Vantage F provides a daily overview of the news activity and announcements currently shaping currency movements across the world. Jay Mawji, the company's head of market analysis, takes a look at news surrounding Eurozone economies on 29th April 2012.
In some senses reality hit home in April, with markets across the western economies shaken by bad data and a realisation that economic policy formulated over previous months may have failed.
The Eurozone agreed a bailout of Greece which formulated economic policy to maintain budgetary control by Eurozone nations. Each nation made austerity the top of their economic goals, promising to bring deficit well below current levels to prevent another 'Greek Scenario'. The downside to this was that the Eurozone economies began to decline and falling growth figures pushed up unemployment. As resentment grew on the streets, confidence fell in the markets. Bonds became less popular and governments ended up paying more interest than was affordable. Spain has become the recent victim of the short-sighted economic policy and now the once great Eurozone economy has had its credit rating cut and has begun talking about the possibility of a bailout.
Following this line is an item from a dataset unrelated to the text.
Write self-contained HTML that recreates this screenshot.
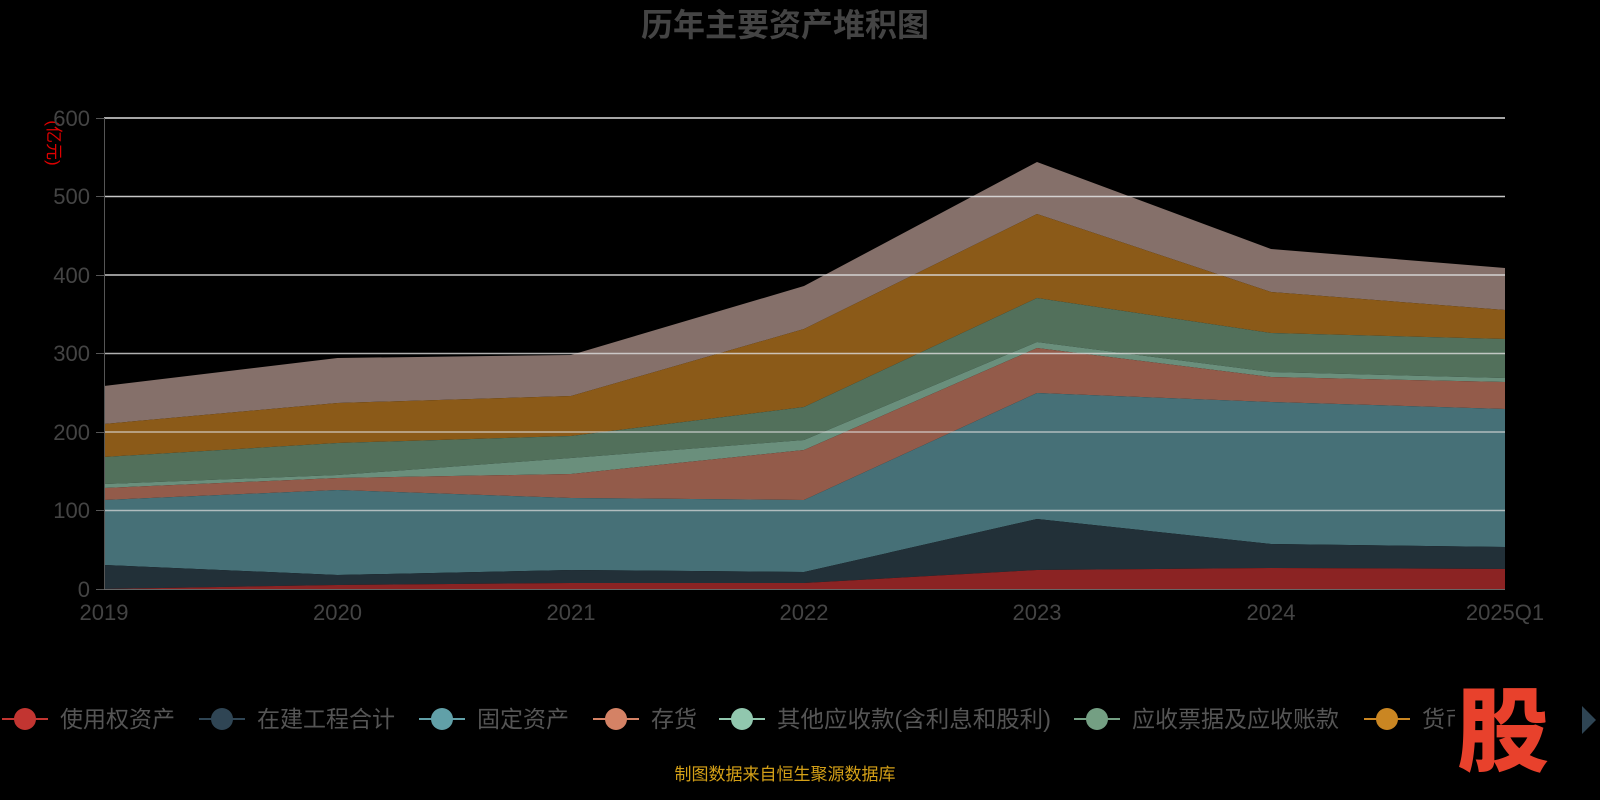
<!DOCTYPE html>
<html><head><meta charset="utf-8"><style>
html,body{margin:0;padding:0;background:#000;}
svg{display:block;font-family:"Liberation Sans","Noto Sans CJK SC",sans-serif;}
</style></head><body>
<svg width="1600" height="800" viewBox="0 0 1600 800">
<rect width="1600" height="800" fill="#000"/>
<text x="785" y="36" text-anchor="middle" font-size="32" font-weight="bold" fill="#444">历年主要资产堆积图</text>
<text x="48" y="143" font-size="17" fill="#d00" transform="rotate(90 48 143)" text-anchor="middle">(亿元)</text>
<g>
<polygon fill="#85706A" points="104,386 337.5,358 571,355 804,286 1037,162 1271,249 1505,268 1505,310 1271,292 1037,214 804,329 571,396 337.5,403 104,424"/>
<polygon fill="#8B5A18" points="104,424 337.5,403 571,396 804,329 1037,214 1271,292 1505,310 1505,339 1271,333 1037,298 804,407 571,436 337.5,443 104,457"/>
<polygon fill="#52705B" points="104,457 337.5,443 571,436 804,407 1037,298 1271,333 1505,339 1505,378 1271,372 1037,342 804,440 571,458 337.5,475 104,484"/>
<polygon fill="#6A8F7C" points="104,484 337.5,475 571,458 804,440 1037,342 1271,372 1505,378 1505,382 1271,377 1037,348 804,450 571,474 337.5,478 104,488"/>
<polygon fill="#935B4A" points="104,488 337.5,478 571,474 804,450 1037,348 1271,377 1505,382 1505,409 1271,402 1037,393 804,500 571,498 337.5,490 104,500"/>
<polygon fill="#467077" points="104,500 337.5,490 571,498 804,500 1037,393 1271,402 1505,409 1505,547 1271,544 1037,519 804,572 571,570 337.5,575 104,565"/>
<polygon fill="#223038" points="104,565 337.5,575 571,570 804,572 1037,519 1271,544 1505,547 1505,569 1271,568 1037,570 804,583 571,583 337.5,585 104,589"/>
<polygon fill="#8B2323" points="104,589 337.5,585 571,583 804,583 1037,570 1271,568 1505,569 1505,589 104,589"/>
</g>
<g stroke="#ddd" stroke-width="1.5">
<line x1="104" y1="118" x2="1505" y2="118"/>
<line x1="104" y1="196.5" x2="1505" y2="196.5" opacity="0.9"/>
<line x1="104" y1="275" x2="1505" y2="275" opacity="0.9"/>
<line x1="104" y1="353.5" x2="1505" y2="353.5" opacity="0.8"/>
<line x1="104" y1="432" x2="1505" y2="432" opacity="0.7"/>
<line x1="104" y1="510.5" x2="1505" y2="510.5" opacity="0.7"/>
</g>
<g stroke="#555" stroke-width="1">
<line x1="104.5" y1="118" x2="104.5" y2="589"/>
<line x1="104" y1="589.5" x2="1505" y2="589.5" stroke="#666"/>
<line x1="96" y1="118.5" x2="104" y2="118.5"/><line x1="96" y1="196.5" x2="104" y2="196.5"/>
<line x1="96" y1="275.5" x2="104" y2="275.5"/><line x1="96" y1="353.5" x2="104" y2="353.5"/>
<line x1="96" y1="432.5" x2="104" y2="432.5"/><line x1="96" y1="510.5" x2="104" y2="510.5"/>
<line x1="96" y1="589.5" x2="104" y2="589.5"/>
</g>
<g font-size="22" fill="#444" text-anchor="end">
<text x="90" y="126">600</text><text x="90" y="204">500</text><text x="90" y="283">400</text>
<text x="90" y="361">300</text><text x="90" y="440">200</text><text x="90" y="518">100</text><text x="90" y="597">0</text>
</g>
<g font-size="22" fill="#444" text-anchor="middle">
<text x="104" y="620">2019</text><text x="337.5" y="620">2020</text><text x="571" y="620">2021</text>
<text x="804" y="620">2022</text><text x="1037" y="620">2023</text><text x="1271" y="620">2024</text><text x="1505" y="620">2025Q1</text>
</g>
<g font-size="23" fill="#555">
<line x1="2" y1="719" x2="48" y2="719" stroke="#c23531" stroke-width="2"/><circle cx="25" cy="719" r="11" fill="#c23531"/>
<text x="60" y="727">使用权资产</text>
<line x1="199" y1="719" x2="245" y2="719" stroke="#2f4554" stroke-width="2"/><circle cx="222" cy="719" r="11" fill="#2f4554"/>
<text x="257" y="727">在建工程合计</text>
<line x1="419" y1="719" x2="465" y2="719" stroke="#61a0a8" stroke-width="2"/><circle cx="442" cy="719" r="11" fill="#61a0a8"/>
<text x="477" y="727">固定资产</text>
<line x1="593" y1="719" x2="639" y2="719" stroke="#d48265" stroke-width="2"/><circle cx="616" cy="719" r="11" fill="#d48265"/>
<text x="651" y="727">存货</text>
<line x1="719" y1="719" x2="765" y2="719" stroke="#91c7ae" stroke-width="2"/><circle cx="742" cy="719" r="11" fill="#91c7ae"/>
<text x="777" y="727" textLength="274" lengthAdjust="spacingAndGlyphs">其他应收款(含利息和股利)</text>
<line x1="1074" y1="719" x2="1120" y2="719" stroke="#749f83" stroke-width="2"/><circle cx="1097" cy="719" r="11" fill="#749f83"/>
<text x="1132" y="727">应收票据及应收账款</text>
<line x1="1364" y1="719" x2="1410" y2="719" stroke="#ca8622" stroke-width="2"/><circle cx="1387" cy="719" r="11" fill="#ca8622"/>
<text x="1422" y="727">货币</text>
</g>
<rect x="1455" y="688" width="93" height="84" fill="#000"/>
<text x="1503" y="764" text-anchor="middle" font-size="92" font-weight="900" fill="#e8412c" font-family="'Noto Sans CJK SC',sans-serif">股</text>
<polygon points="1582,706 1596,720 1582,734" fill="#2f4554"/>
<text x="785" y="780" text-anchor="middle" font-size="17" fill="#d4a017">制图数据来自恒生聚源数据库</text>
</svg>
</body></html>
Over in the US, the economy has been sluggish and hasn't benefited as much as one would have hoped from 'Operation Twist'. Previously used to reasonable success, many expected this economic policy of selling short-term debt and buying long-term debt to maintain a lower cost of borrowing. Many criticised this policy of not doing enough to directly boost growth and reduce unemployment. This criticism became valid at the end of the month when US Durable Goods and GDP disappointed. Now, the FOMC are ready to stand by if needs be - but it may need something a little more substantive than 'Operation Twist' this time round.
The UK economy suffered a fall from grace in April. With inflation falling at a steady rate and momentum gathering along with consumer confidence, the UK economy was expecting to see out the possibility of a 'technical recession' by posting a positive growth figure late in April. As with all things in the current economic climate, the UK economy suffered poor GDP figures which meant the recession was alive once again. Unemployment continues to rise and the Bank of England may have been caught a little off-guard with fears that perhaps not enough consideration has been given to a 'back-up' plan.
The good news is that as economies move away from the winter months and towards the summer, economic activity tends to increase. However, it is likely that the ECB, the FED and the MPC will have to once again deliver a raft of policies that pack more punch than paper work.